Compiler and runtime environment variables

COBOL for Linux® uses the following environment variables that are common to both the compiler and the run time.

DB2DBDFT
Specifies the database to use for programs that contain embedded SQL statements or that use the Db2® file system.
DBCS_CODEPAGE
Specifies a DBCS code page applicable to DBCS data, including DBCS literals and DBCS data items.
To set the DBCS code page, issue the following command, where codepage is the name of a DBCS code page supported by the International Components for Unicode (ICU) conversion libraries, for example, IBM-943 or IBM-EUCjp:
export DBCS_CODEPAGE=codepage
If DBCS_CODEPAGE is not set, the default DBCS code page associated with the current locale is used.
LANG
Specifies the locale (as described in the related task about using environment variables to specify a locale). LANG also influences the value of the NLSPATH environment variable as described below.

For example, the following command sets the language locale name to U.S. English:


export LANG=en_US
LC_ALL
Specifies the locale. A locale setting that uses LC_ALL overrides any setting that uses LANG or any other LC_xx environment variable (as described in the related task about using environment variables to specify a locale).
LC_COLLATE
Specifies the collation behavior for the locale. This setting is overridden if LC_ALL is specified.
LC_CTYPE
Specifies the code page for the locale. This setting is overridden if LC_ALL is specified.
LC_MESSAGES
Specifies the language for messages for the locale. This setting is overridden if LC_ALL is specified.
LC_TIME
Determines the locale for date and time formatting information. This setting is overridden if LC_ALL is specified.
LD_LIBRARY_PATH
Specifies the directory paths to be used for shared libraries and user-defined compiler exit programs that the EXIT compiler option has identified.
NLSPATH
Specifies the full path name of message catalogs and help files and uses the form directory_name/%L/%N, where %L is substituted by the value specified by the LANG environment variable. %N is substituted by the message catalog name.

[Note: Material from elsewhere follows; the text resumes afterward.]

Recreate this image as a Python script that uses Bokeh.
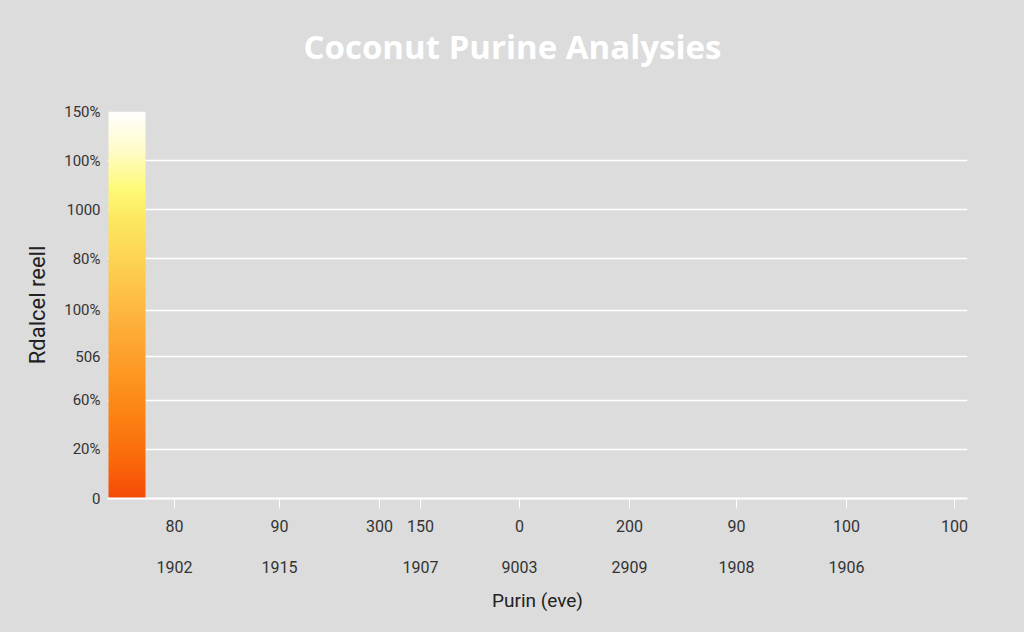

COBOL for Linux installs the compiler message catalog in /opt/ibm/cobol/1.2.0/usr/share/locale/xx, and the runtime message catalog in /opt/ibm/cobol/rte/usr/share/locale/xx in where xx is any language that COBOL for Linux supports. The default is en_US.

When you set NLSPATH, be sure to add to NLSPATH rather than replace it. Other programs might use this environment variable. For example:


DIR=xxxx
NLSPATH=$DIR/%L/%N:$NLSPATH
export NLSPATH

xxxx is the directory where COBOL was installed. The directory xxxx must contain a directory xxxx/en_US (in the case of a U.S. English language setup) that contains the COBOL message catalog.

Messages in the following languages are included with the product:

en_US
English
ja_JP
Japanese

You can specify the languages for the messages and for the locale setting differently. For example, you can set the environment variable LANG to en_US and set the environment variable LC_ALL to ja_JP.eucjp. In this example, any COBOL compiler or runtime messages will be in English, whereas native ASCII (DISPLAY or DISPLAY-1) data in the program is treated as encoded in code page ja_JP.eucjp (Japanese EUC code page).

The compiler uses the combination of the NLSPATH and the LANG environment variable values to access the message catalog. If NLSPATH is validly set but LANG is not set to one of the locale values shown above, a warning message is generated and the compiler defaults to the en_US message catalog. If the NLSPATH value is invalid, a terminating error message is generated.

The runtime also library also uses NLSPATH to access the message catalog. If NLSPATH is not set correctly, runtime messages appear in an abbreviated form. The compiler and runtime both automatically manage NLSPATH, so you do not need to handle NLSPATH yourself.

TMPDIR
Specifies the location of temporary work files used by the compiler and runtime. If this value is not set, it defaults to the current directory.

For example:


export TMPDIR=/tmp
TZ
Describes the time-zone information to be used by the locale. TZ has the following format:

export TZ=SSS[+|-]nDDD[,sm,sw,sd,st,em,ew,ed,et,shift]

If TZ is not present, the default is EST5EDT, the default locale value. If only the standard time zone is specified, the default value of n (difference in hours from GMT) is 0 instead of 5.

If you supply values for any of sm, sw, sd, st, em, ew, ed, et, or shift, you must supply values for all of them. If any of these values is not valid, the entire statement is considered invalid and the time-zone information is not changed.

For example, the following statement sets the standard time zone to CST, sets the daylight saving time to CDT, and sets a difference of six hours between CST and UTC. It does not set any values for the start and end of daylight saving time.


export TZ=CST6CDT

Other possible values are PST8PDT for Pacific United States and MST7MDT for Mountain United States.